If you are using the Quick Start VM, you will need to download and build the following dependencies in order to use the cybersecurity toolkit:

  • GNU Bison
  • Flex
  • libpcap

GNU Bison

  1. Navigate to http://ftp.gnu.org/gnu/bison/ and download the latest version of GNU Bison to the Quick Start VM. As of the time of this writing, the latest version of GNU Bison was 3.0.4.
  2. Execute the following commands to extract the tarball and run the install:

    tar -xvf bison-3.0.4.tar.gz
    cd bison-3.0.4
    ./configure
    make
    sudo make install

Flex

  1. Navigate to http://flex.sourceforge.net and download the latest version of Flex to the Quick Start VM. When this guide was written, the latest version of flex was 2.5.39.
  2. Execute the following commands to extract the tarball and run the install:

    tar -xvf flex-2.5.39.tar.gz
    cd flex-2.5.39
    ./configure
    make
    sudo make install

libpcap

  1. Navigate to http://www.tcpdump.org and download the latest version of libpcap to the Quick Start VM. When this guide was written, the latest version of libpcap was 1.7.4.
  2. Execute the following commands to extract the tarball and run the install:

    tar -xvf libpcap-1.7.4.tar.gz
    cd libpcap-1.7.4
    ./configure
    make
    sudo make install

Install SPSS (Optional)

The SPSS Modeler Solution Publisher is only required if you want to run the PredictiveBlacklistingSample application. In order to download and install this version of SPSS, you need to a license for the product.

  1. Download and install SPSS Modeler Solution Publisher into the Quick Start VM
  2. Modify the /home/streamsadmin/.bashrc file and set the CLEMRUNTIME environment variable to the SPSS install path:

    echo "export CLEMRUNTIME=/usr/IBM/SPSS/ModelerSolutionPublisher/17.0/" >> /home/streamsadmin/.bashrc
    source ~/.bashrc
  3. Download and extract the com.ibm.spss.streams.analytics toolkit using the following commands:

    cd Downloads
    wget https://github.com/IBMPredictiveAnalytics/streamsx.spss.v4/raw/master/com.ibm.spss.streams.analytics.tar.gz
    tar -xvf com.ibm.spss.streams.analytics.tar.gz
  4. At this point, the PredictiveBlacklisting sample application can be compiled using the steps below.

NOTE: When building the PredictionBlacklistingSample using ant, you must specify the spss.toolkit.path property on the command-line and set the value to the toolkit path. For example: ant -Dspss.toolkit.path=/home/streamsadmin/Downloads/com.ibm.spss.streams.analytics.

Sample Applications

The cybersecurity toolkit sample applications should be used as a baseline for building cybersecurity applications on Streams. The samples contain the necessary filter and enrichment operators that allow the analytics to work properly.

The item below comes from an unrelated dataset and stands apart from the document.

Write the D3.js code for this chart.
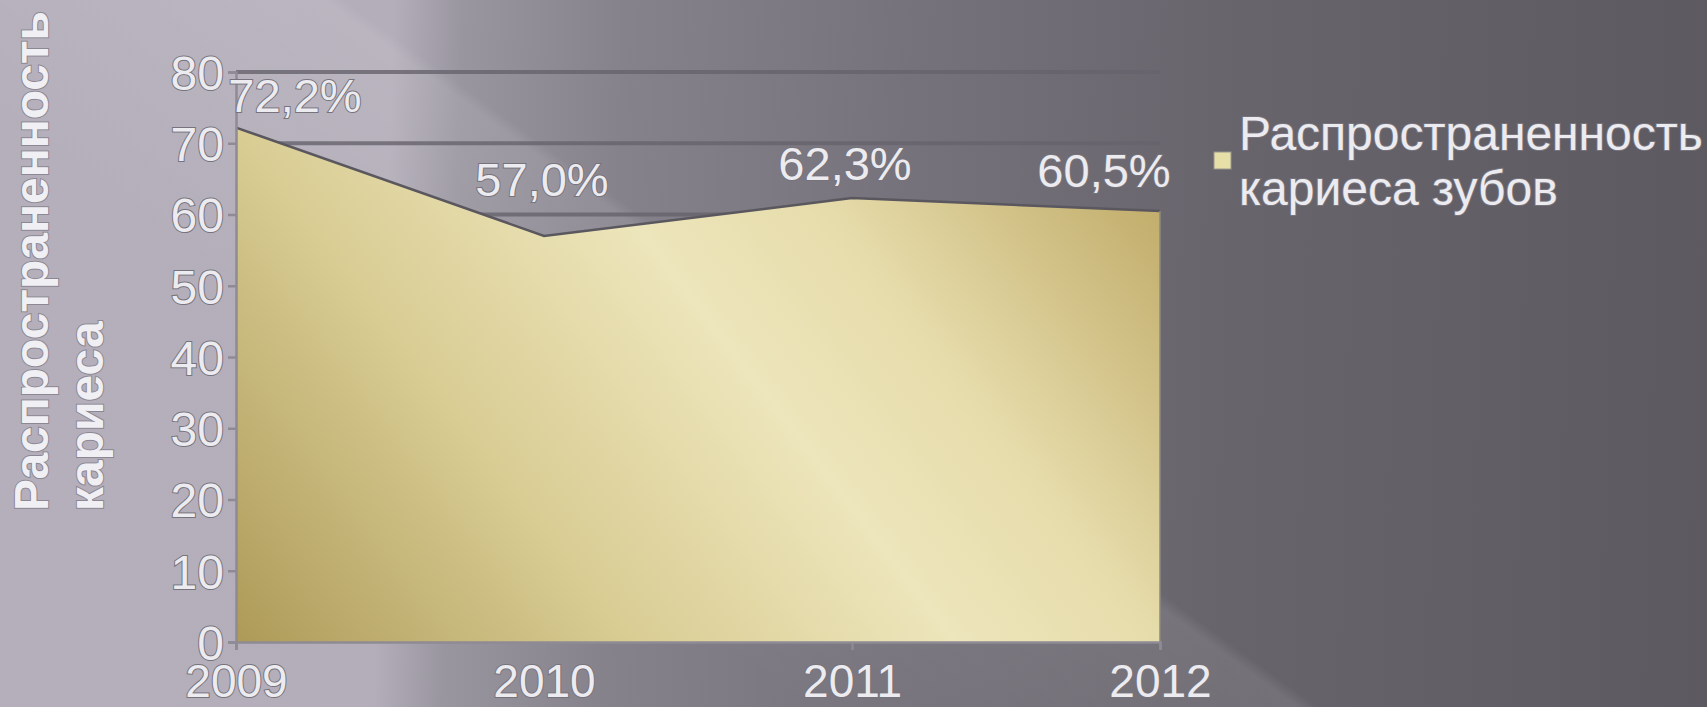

By default, the sample applications will use the PacketFileSource operator (found in the com.ibm.streamsx.network toolkit) to read sample PCAP files packaged with the toolkit. However, this operator can easily be replaced with the PacketLiveSource operator, which allows for ingesting and parsing live data.

Download/Build/Run

The following steps can be taken to download, compile and run the cybersecurity samples:

  1. From the command-line, clone the samples github repository and navigate to the ‘cybersecurity’ directory. Here you will find directories containing the sample applications:

    git clone https://github.com/IBMStreams/samples.git
    cd samples/cybersecurity
    ls -l
    DomainProfilingSamples  HostProfilingSamples  PredictiveBlacklistingSamples
  2. Navigate to the DomainProfilingSamples directory. The directory contains a build.xml file that will download any necessary dependencies (including the networking toolkit) and compile one of the applications. Run the ant command to kick off the build.

    ant
  3. Use the Streams Console to submit the application to the instance. To get the URL for the Streams Console, run the following command:

    streamtool geturl
    https://streamsqse.localdomain:8443/streams/domain/console
  4. Once the Streams Console is open, you should be presented with a screen that looks like the following:

  5. At the top of the Streams Console, switch to the Application Dashboard, which allows you submit, cancel and monitor applications.

  6. With the Application Dashboard open, click the Submit Job icon . Select the *.sab file found in the ‘output/’ directory in the sample application. For example, for the DomainProfilingSample application, you would select this file: /path/to/DomainProfilingSample/output/DomainProfilingBasic_Output/com.ibm.streams.cybersecurity.sample.DomainProfilingBasic.sab

  7. Once the application has been submitted, the Streams Console should display the running application:

Analyze Output

The sample applications will output the results of the analytics to the data directory. There will be two files generated in this directory:

  • dpresults_suspicious.csv - lists the domains that were classified as suspicious
  • dpresults_benign.csv - lists the domains that were classified as benign

For the DomainProfilingBasic application, only the classified domains are written to the file. However, generally you will want to output additional information, such as the IP addresses of the hosts that accessed these domains. The ‘DomainProfilingExtended’ sample application demonstrates how to collect a set of the unique IPs that accessed the domain.

Importing into Streams Studio

The cybersecurity sample applications can be imported into Streams Studio as SPL Projects. When importanting the cybersecurity samples, you must add the com.ibm.streamsx.network toolkit location to Streams Explorer. If you are planning on using the PredictiveBlacklisting samples, you must add the com.ibm.spss.streams.analytics toolkit to Streams Explorer as well.